I actually got all of this stuff to the airport by public transportation, via a no-stairs route: Jubilee line from London Bridge to Green Park; Piccadilly line to Heathrow! Roughly 90 minutes, door to door.
The Covent Garden neighborhood was all decked out in flags this evening: this weekend is the “central weekend” of the Queen’s Diamond Jubilee, celebrating the 60th year of her reign. We’re sorry we’ll miss it! Read more about the Queen and the Jubilee here.
Oregon license plate on the wall of hidden-gem pub “The Rake” (sans traditional shingle, alas!), specializing in local and Belgian brews.
Today’s adventure was to Greenwich to see the exhibit “Royal River: Power, Pageantry, and the Thames” at the National Maritime Museum — fabulous! At one of the museum’s entrances we saw this wonderful ship in a bottle, which turns out to be a brand new museum acquisition. It’s “Nelson’s Ship in a Bottle” by London artist Yinka Shonibare MBE (Member of the Order of the British Empire); read more about Shonibare and the campaign to give this artwork a permanent home here. Who’s Nelson you might ask? Admiral Lord Nelson (1758-1805) is a British national hero for his leadership in the Napoleonic Wars, most particularly in the decisive battle at Cape Trafalgar, in which he also lost his life (upon which his body was preserved in brandy for the trip back to London, where he was given a state funeral, movingly documented in the “Royal River” exhibit). Read more about Nelson here.
Today we went to The Geffrye Museum of the Home, whose website describes as follow (we’ll join in with making the first sentence true!):
The Geffrye Museum is one of London’s best-loved museums. It shows the changing style of the English domestic interior in a series of period rooms from 1600 to the present day.

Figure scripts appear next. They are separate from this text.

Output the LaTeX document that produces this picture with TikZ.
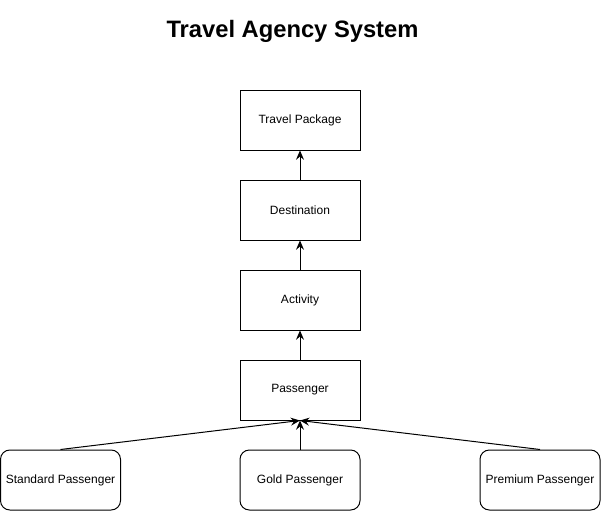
\documentclass[tikz,border=0pt]{standalone}
\usepackage{fontspec}
\setmainfont{Liberation Sans}
\usetikzlibrary{arrows.meta}
\begin{document}
\begin{tikzpicture}[x=0.75pt,y=-0.75pt,
  box/.style={draw,line width=0.75pt,minimum width=90pt,minimum height=45pt,inner sep=0pt,font=\fontsize{9}{11}\selectfont},
  rbox/.style={box,rounded corners=7pt},
  link/.style={line width=0.75pt,-{Stealth[length=7pt,width=6pt,inset=2.5pt]}}]
\useasboundingbox (0,0) rectangle (601,511);
\node[font=\bfseries\fontsize{17.8}{20}\selectfont] (title) at (292.5,31) {Travel Agency System};
\node[box] (tp) at (300,120) {Travel Package};
\node[box] (dest) at (300,210) {Destination};
\node[box] (act) at (300,300) {Activity};
\node[box] (pass) at (300,390) {Passenger};
\node[rbox] (std) at (60.5,480) {Standard Passenger};
\node[rbox] (gold) at (300,480) {Gold Passenger};
\node[rbox] (prem) at (540,480) {Premium Passenger};
\draw[link] (dest.north) -- (tp.south);
\draw[link] (act.north) -- (dest.south);
\draw[link] (pass.north) -- (act.south);
\draw[link] (gold.north) -- (pass.south);
\draw[link] (std.north) -- (pass.south);
\draw[link] (prem.north) -- (pass.south);
\end{tikzpicture}
\end{document}
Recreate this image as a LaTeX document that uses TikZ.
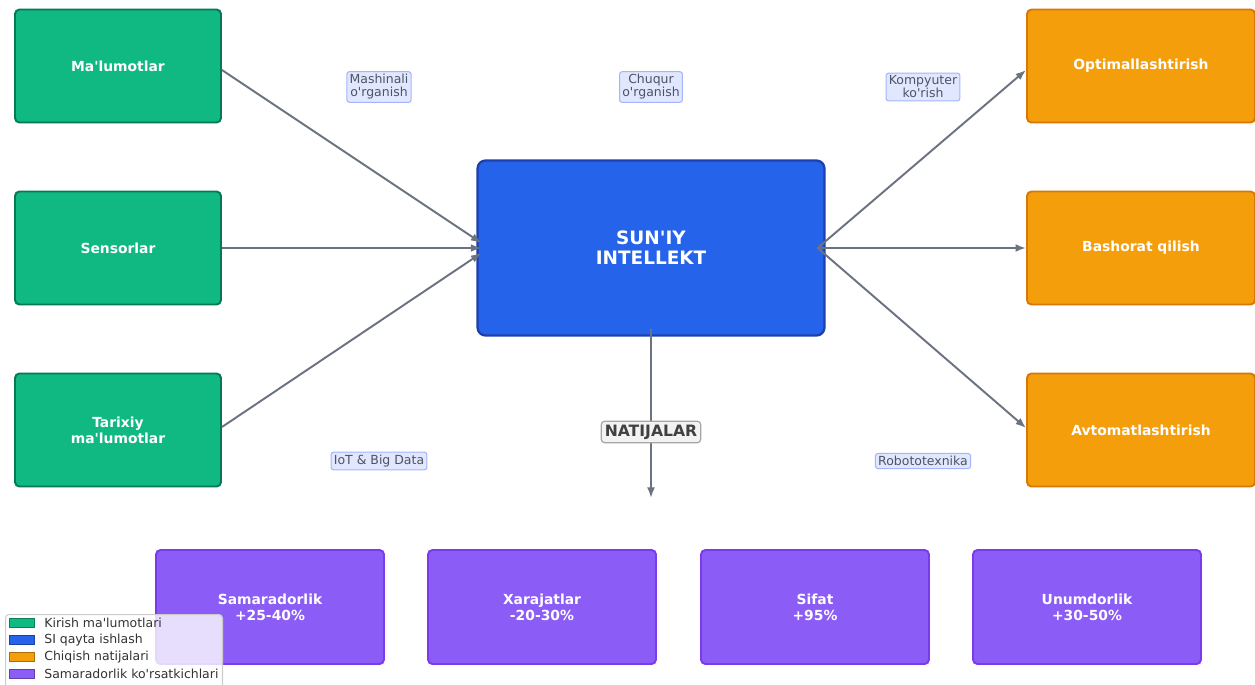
\documentclass[tikz,border=0pt]{standalone}
\usepackage{fontspec}
\setmainfont{DejaVu Sans}[Ligatures=TeXReset]
\usetikzlibrary{arrows.meta}

\definecolor{ingreen}{HTML}{10B981}
\definecolor{ingreenedge}{HTML}{047857}
\definecolor{aiblue}{HTML}{2563EB}
\definecolor{aiblueedge}{HTML}{1E40AF}
\definecolor{outorange}{HTML}{F59E0B}
\definecolor{outorangeedge}{HTML}{D97706}
\definecolor{effpurple}{HTML}{8B5CF6}
\definecolor{effpurpleedge}{HTML}{7C3AED}
\definecolor{arrowgray}{HTML}{6B7280}
\definecolor{tagfill}{HTML}{E0E7FF}
\definecolor{tagedge}{HTML}{A5B4FC}
\definecolor{tagtext}{HTML}{4B5563}

\tikzset{
  inbox/.style={draw=ingreenedge, fill=ingreen, line width=1.1pt, rounded corners=2.5pt,
    minimum width=4.12cm, minimum height=2.26cm, text=white, align=center,
    font=\fontsize{7.9}{8.9}\selectfont\bfseries},
  outbox/.style={inbox, draw=outorangeedge, fill=outorange, minimum width=4.56cm},
  effbox/.style={inbox, draw=effpurpleedge, fill=effpurple, minimum width=4.56cm, minimum height=2.28cm},
  aibox/.style={draw=aiblueedge, fill=aiblue, line width=1.3pt, rounded corners=4.5pt,
    minimum width=6.94cm, minimum height=3.5cm, text=white, align=center,
    font=\fontsize{10.5}{11.3}\selectfont\bfseries},
  tag/.style={draw=tagedge, fill=tagfill, line width=0.6pt, rounded corners=1.5pt,
    text=tagtext, align=center, inner sep=1.6pt, font=\fontsize{7.1}{7.4}\selectfont},
  restag/.style={draw=gray!70, fill=gray!10, line width=0.7pt, rounded corners=2pt,
    text=black!75, inner sep=2pt, font=\fontsize{8.9}{9.5}\selectfont\bfseries},
  flow/.style={draw=arrowgray, line width=1.1pt, -{Latex[length=6pt,width=4.5pt]}},
  legpatch/.style={draw=#1!70!black, fill=#1, line width=0.5pt, minimum width=0.5cm, minimum height=0.18cm, inner sep=0pt},
  legtext/.style={anchor=west, inner sep=0pt, text=black!80, font=\fontsize{7.1}{7.5}\selectfont}
}

\begin{document}
\begin{tikzpicture}[x=0.02cm,y=-0.02cm]
\useasboundingbox (0,0) rectangle (1255,684);

% input data
\node[inbox] (data) at (118,66) {Ma'lumotlar};
\node[inbox] (sensors) at (118,248) {Sensorlar};
\node[inbox] (history) at (118,430) {Tarixiy\\ma'lumotlar};

% AI core
\node[aibox] (ai) at (651,248) {SUN'IY\\INTELLEKT};

% outputs
\node[outbox] (optim) at (1141,66) {Optimallashtirish};
\node[outbox] (predict) at (1141,248) {Bashorat qilish};
\node[outbox] (auto) at (1141,430) {Avtomatlashtirish};

% results
\node[effbox] (eff) at (270,607) {Samaradorlik\\+25-40\%};
\node[effbox] (cost) at (542,607) {Xarajatlar\\-20-30\%};
\node[effbox] (quality) at (815,607) {Sifat\\+95\%};
\node[effbox] (prod) at (1087,607) {Unumdorlik\\+30-50\%};

% arrows in
\draw[flow] ([yshift=-0.08cm]data.east) -- ([yshift=0.1cm,xshift=0.1cm]ai.west);
\draw[flow] (sensors.east) -- ([xshift=0.1cm]ai.west);
\draw[flow] ([yshift=0.06cm]history.east) -- ([yshift=-0.1cm,xshift=0.1cm]ai.west);

% arrows out
\coordinate (aiout) at ([xshift=-0.16cm]ai.east);
\draw[flow] (aiout) -- ([yshift=-0.08cm]optim.west);
\draw[flow] (aiout) -- (predict.west);
\draw[flow] (aiout) -- ([yshift=0.04cm]auto.west);

% down to results
\coordinate (aidown) at ([yshift=0.16cm]ai.south);
\coordinate (resend) at (651,498);
\draw[flow] (aidown) -- (resend) node[restag, pos=0.61] (res) {NATIJALAR};

% technology tags
\node[tag] (ml) at (379,87) {Mashinali\\o'rganish};
\node[tag] (dl) at (651,87) {Chuqur\\o'rganish};
\node[tag] (cv) at (923,87) {Kompyuter\\ko'rish};
\node[tag] (iot) at (379,461) {IoT \& Big Data};
\node[tag] (robot) at (923,461) {Robototexnika};

% legend
\node[draw=black!20, fill=white, fill opacity=0.8, rounded corners=2pt, line width=0.6pt,
  minimum width=4.34cm, minimum height=1.5cm, anchor=north west] (legend) at (5,614) {};
\node[legpatch=ingreen] (lg1) at (21.5,623) {};
\node[legpatch=aiblue] (lg2) at (21.5,640) {};
\node[legpatch=outorange] (lg3) at (21.5,657) {};
\node[legpatch=effpurple] (lg4) at (21.5,674) {};
\node[legtext] (lt1) at (44,623) {Kirish ma'lumotlari};
\node[legtext] (lt2) at (44,640) {SI qayta ishlash};
\node[legtext] (lt3) at (44,657) {Chiqish natijalari};
\node[legtext] (lt4) at (44,674) {Samaradorlik ko'rsatkichlari};
\end{tikzpicture}
\end{document}
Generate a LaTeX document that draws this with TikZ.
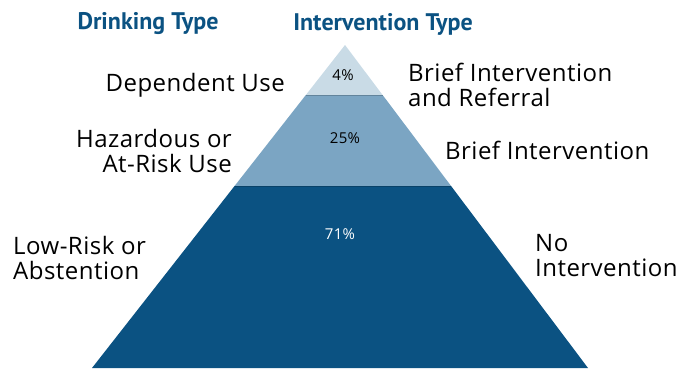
\documentclass[tikz,border=0pt]{standalone}
\usepackage{fontspec}
\setmainfont[LetterSpace=2]{Open Sans}
\newfontfamily\headfont{PT Sans}
\usetikzlibrary{calc}
\definecolor{lowband}{HTML}{0B5282}
\definecolor{midband}{HTML}{7BA5C3}
\definecolor{topband}{HTML}{C9DBE6}
\definecolor{title}{HTML}{0B5282}
\tikzset{
    heading/.style={font=\headfont\fontsize{24}{26}\selectfont\bfseries,text=title},
    label/.style={font=\fontsize{24}{25}\selectfont,text=black,inner sep=0pt},
    share/.style={font=\fontsize{15}{17}\selectfont,inner sep=0pt}
}
\begin{document}
\begin{tikzpicture}[x=1pt,y=-1pt]
    \useasboundingbox (0,0) rectangle (685,368);

    % pyramid corners
    \coordinate (apex) at (345,45);
    \coordinate (bl) at (92,368);
    \coordinate (br) at (588,368);
    \coordinate (l1) at ($(apex)!0.155!(bl)$);
    \coordinate (r1) at ($(apex)!0.155!(br)$);
    \coordinate (l2) at ($(apex)!0.4365!(bl)$);
    \coordinate (r2) at ($(apex)!0.4365!(br)$);

    \fill[lowband] (l2) -- (r2) -- (br) -- (bl) -- cycle;
    \fill[midband] (l1) -- (r1) -- (r2) -- (l2) -- cycle;
    \fill[topband] (apex) -- (r1) -- (l1) -- cycle;
    \draw[midband!80!black,line width=0.6pt] (l1) -- (r1);
    \draw[lowband!80!black,line width=0.6pt] (l2) -- (r2);

    \node[heading] (drink) at (148,24) {Drinking Type};
    \node[heading] (interv) at (383,24) {Intervention Type};

    \node[share] (p4) at (343,75) {4\%};
    \node[share] (p25) at (345,138) {25\%};
    \node[share,text=white] (p71) at (340,234) {71\%};

    \begin{scope}[every node/.style={label,align=right,anchor=east}]
        \node (dep) at (285,85) {Dependent Use};
        \node (haz) at (232,150.5) {Hazardous or\\At-Risk Use};
    \end{scope}
    \node[label,align=left,anchor=west] (low) at (13,257.5) {Low-Risk or\\Abstention};

    \begin{scope}[every node/.style={label,align=left,anchor=west}]
        \node (bir) at (408,84.5) {Brief Intervention\\and Referral};
        \node (bi) at (445,150) {Brief Intervention};
        \node (none) at (535,255.5) {No\\Intervention};
    \end{scope}
\end{tikzpicture}
\end{document}
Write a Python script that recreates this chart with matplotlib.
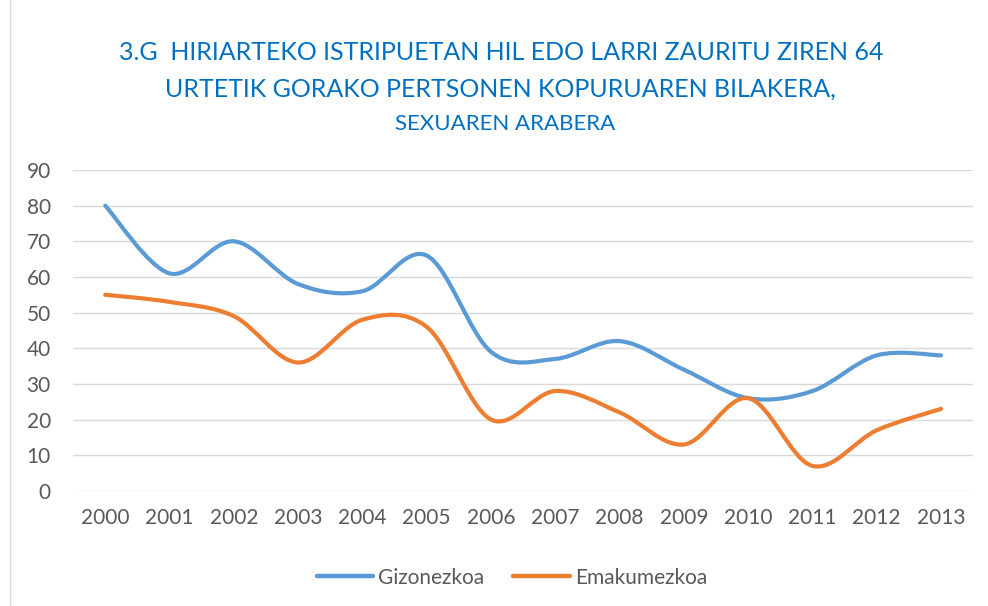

My personal favorite among the many charming interiors was this example of a late-nineteenth parlor; just to the right of this shot was a small upright piano. The room’s charm is maybe a little hard to pick up on without seeing the whole thing, but to bring at least this much into sharper focus I’ll add a slightly more close up view (below) of the curtain fabric, a bright, large-patterned floral print, which really added color and surprise to the otherwise quite formal space.
All the rooms illustrate middle class English dwellings, so it’s a little ironic that the museum is housed in an eighteenth-century almshouse; that said, this almshouse definitely suggests an enlightened view of giving aid to the poor!
A virtual tour of the museum is available here.
Leslie and I went for a spectacular long ramble through Hampstead Heath today; as you can see, the sun has come out here!